4.2 Human shape analysis

Once we estimate the person’s motion and a high motion (MHI_motion > 60%) is detected, the significant changes in the human shape are analyzed precisely to distinguish a fall from other daily life activities. It is observed that during a fall, the horizontal or vertical or both the person’s displacement in the frame is significantly higher than during any other regular life activity. Based on this observation, we measure three most important spatial features of the human shape to analyze the frames. One, the blob height-to-width ratio, the centroid displacement in the horizontal and vertical direction. These features are selected because we use the frontal video sequences of the UR fall detection dataset. Here the person in the frame faces the camera. The cam0 feed of the dataset acquiring both fall and ADL sequences represents the frontal data. Therefore, a person falling parallelly to the camera’s optical axis experiences a significant change in height-to-width ratio and vertical centroid movement. Whereas if he falls perpendicularly, the centroid in the horizontal direction moves significantly. As a result, we measure the absolute difference in the displacement of the chosen features. The absolute difference in the displacements of blob height-to-width ratio, horizontal centroid movement, and vertical centroid movement of the moving person during a fall and different ADL sequences are shown in Fig. 4.

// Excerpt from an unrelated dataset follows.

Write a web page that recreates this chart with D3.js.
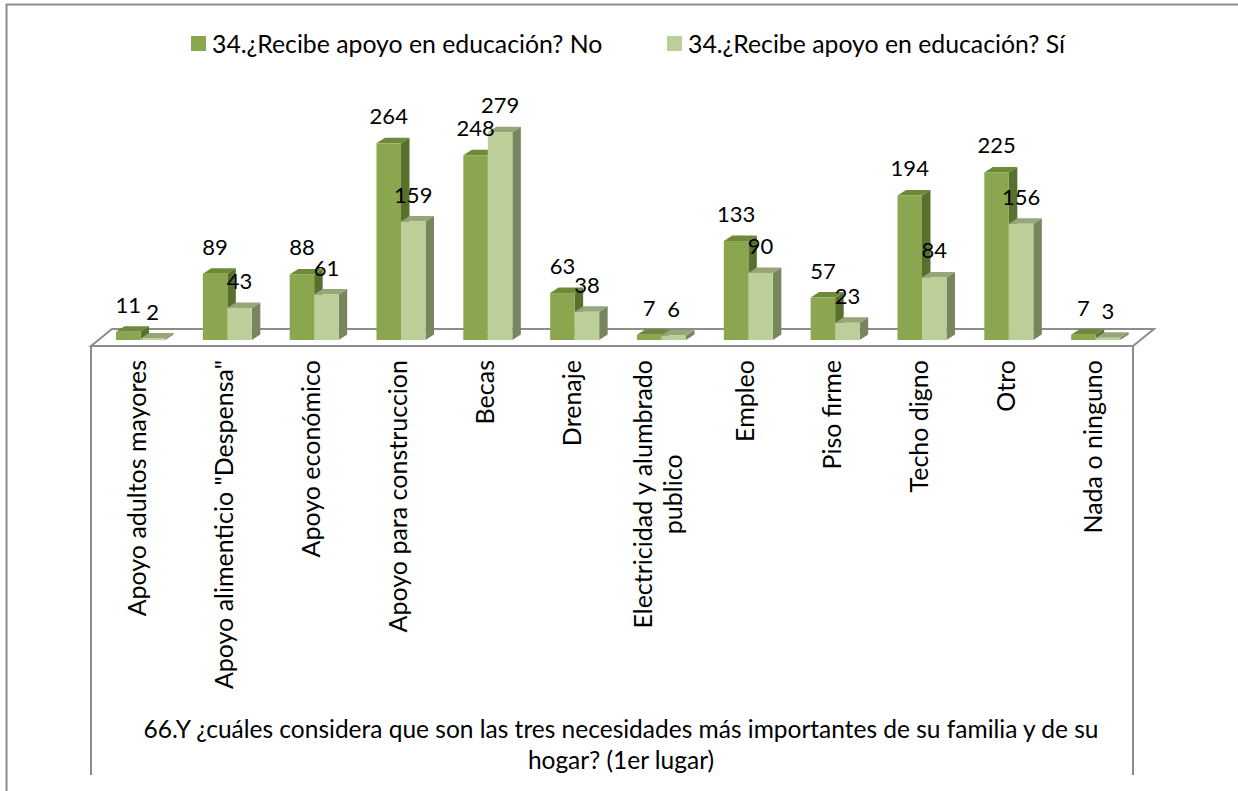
<!DOCTYPE html>
<html>
<head>
<meta charset="utf-8">
<script src="https://cdn.jsdelivr.net/npm/d3@7/dist/d3.min.js"></script>
<style>
  html, body { margin: 0; padding: 0; background: #fff; }
  svg { display: block; }
  text { font-family: Lato, "Open Sans", sans-serif; fill: #000; }
</style>
</head>
<body>
<svg id="chart" width="1238" height="791"></svg>
<script>
// Categories (answer to question 66) and counts for each education-support group
const categories = [
  "Apoyo adultos mayores",
  "Apoyo alimenticio \"Despensa\"",
  "Apoyo económico",
  "Apoyo para construccion",
  "Becas",
  "Drenaje",
  "Electricidad y alumbrado publico",
  "Empleo",
  "Piso firme",
  "Techo digno",
  "Otro",
  "Nada o ninguno"
];
const seriesNames = [
  "34.¿Recibe apoyo en educación? No",
  "34.¿Recibe apoyo en educación? Sí"
];
const valuesNo = [11, 89, 88, 264, 248, 63, 7, 133, 57, 194, 225, 7];
const valuesSi = [2, 43, 61, 159, 279, 38, 6, 90, 23, 84, 156, 3];
const titleLines = [
  "66.Y ¿cuáles considera que son las tres necesidades más importantes de su familia y de su",
  "hogar? (1er lugar)"
];

const svg = d3.select("#chart");

// Outer frame of the chart area
svg.append("rect")
  .attr("x", 6.5).attr("y", 4.5)
  .attr("width", 1260).attr("height", 820)
  .attr("fill", "none").attr("stroke", "#8c8c8c").attr("stroke-width", 2);

// Floor geometry (perspective plane)
const floorL = 91, floorR = 1133, floorFront = 346;
const floorDX = 21, floorDY = -17;
const baseY = 340;               // bottom of bar fronts
const barDX = 8.5, barDY = -5.5; // bar depth

const x = d3.scaleBand().domain(categories).range([floorL, floorR]).paddingInner(0).paddingOuter(0);
const inner = d3.scaleBand().domain([0, 1]).range([25, 74]).padding(0);
const y = d3.scaleLinear().domain([0, 300]).range([baseY, baseY - 0.745 * 300]);

// Floor
svg.append("path")
  .attr("d", `M${floorL},${floorFront} L${floorL + floorDX},${floorFront + floorDY} L${floorR + floorDX},${floorFront + floorDY} L${floorR},${floorFront} Z`)
  .attr("fill", "#fff").attr("stroke", "#8c8c8c").attr("stroke-width", 2)
  .attr("stroke-linejoin", "miter");

// Front vertical guide lines below the floor
[floorL, floorR].forEach(xx => {
  svg.append("line")
    .attr("x1", xx).attr("x2", xx)
    .attr("y1", floorFront).attr("y2", 775)
    .attr("stroke", "#8c8c8c").attr("stroke-width", 2);
});

const palette = [
  { front: "#8aa64e", top: "#6c8a37", side: "#58702e" },
  { front: "#bccf98", top: "#96a679", side: "#788660" }
];

const series = [valuesNo, valuesSi];
const bars = [];
categories.forEach((c, i) => {
  series.forEach((vals, s) => {
    bars.push({ cat: c, s, v: vals[i] });
  });
});

const gBars = svg.append("g");
const bw = inner.bandwidth();

bars.forEach(d => {
  const x0 = x(d.cat) + inner(d.s);
  const x1 = x0 + bw;
  const yt = y(d.v);
  const col = palette[d.s];
  const g = gBars.append("g");
  // side face
  g.append("path")
    .attr("d", `M${x1},${baseY} L${x1 + barDX},${baseY + barDY} L${x1 + barDX},${yt + barDY} L${x1},${yt} Z`)
    .attr("fill", col.side);
  // top face
  g.append("path")
    .attr("d", `M${x0},${yt} L${x0 + barDX},${yt + barDY} L${x1 + barDX},${yt + barDY} L${x1},${yt} Z`)
    .attr("fill", col.top);
  // front face
  g.append("rect")
    .attr("x", x0).attr("y", yt)
    .attr("width", bw).attr("height", baseY - yt)
    .attr("fill", col.front);
});

// Value labels
svg.append("g").selectAll("text")
  .data(bars)
  .join("text")
  .attr("x", d => x(d.cat) + inner(d.s) + bw / 2)
  .attr("y", d => y(d.v) - 19)
  .attr("text-anchor", "middle")
  .attr("font-size", 22)
  .text(d => d.v);

// Category labels, rotated; multi-line labels are centred on their longest line
const wraps = { "Electricidad y alumbrado publico": ["Electricidad y alumbrado", "publico"] };
const catSize = 25;
const gCat = svg.append("g");
categories.forEach(c => {
  const lines = wraps[c] || [c];
  const cx = x(c) + x.bandwidth() / 2;
  const lh = 30;
  const g = gCat.append("g");
  const texts = lines.map((ln, k) => {
    const off = (k - (lines.length - 1) / 2) * lh;
    return g.append("text")
      .attr("font-size", catSize)
      .attr("data-off", off)
      .text(ln);
  });
  const widths = texts.map(t => t.node().getComputedTextLength());
  const maxW = d3.max(widths);
  texts.forEach((t, k) => {
    const off = +t.attr("data-off");
    const shift = (maxW - widths[k]) / 2;
    t.attr("text-anchor", "end")
      .attr("transform", `translate(${cx + off + 12},${360 + shift}) rotate(-90)`);
  });
});

// Axis title
svg.append("g").selectAll("text")
  .data(titleLines)
  .join("text")
  .attr("x", 621)
  .attr("y", (d, i) => 738 + i * 31)
  .attr("text-anchor", "middle")
  .attr("font-size", 24.5)
  .text(d => d);

// Legend
const legendX = [191, 667];
const gLeg = svg.append("g");
seriesNames.forEach((n, i) => {
  gLeg.append("rect")
    .attr("x", legendX[i]).attr("y", 36)
    .attr("width", 15).attr("height", 15)
    .attr("fill", palette[i].front);
  gLeg.append("text")
    .attr("x", legendX[i] + 21).attr("y", 53)
    .attr("font-size", 24.8)
    .text(n);
});
</script>
</body>
</html>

The variance in the displacement of the features is calculated. It acts as the threshold to distinguish a potential fall from both fall-like daily activities (sitting, bending, crouching, lying down, etc.) and non-fall-like daily activities (walking, standing, etc.). Also, can be used to extract keyframes from a video sequence for efficient classification of fall and fall-like daily activities. The variance in the displacement of the height-to-width ratio can be calculated as follows [5].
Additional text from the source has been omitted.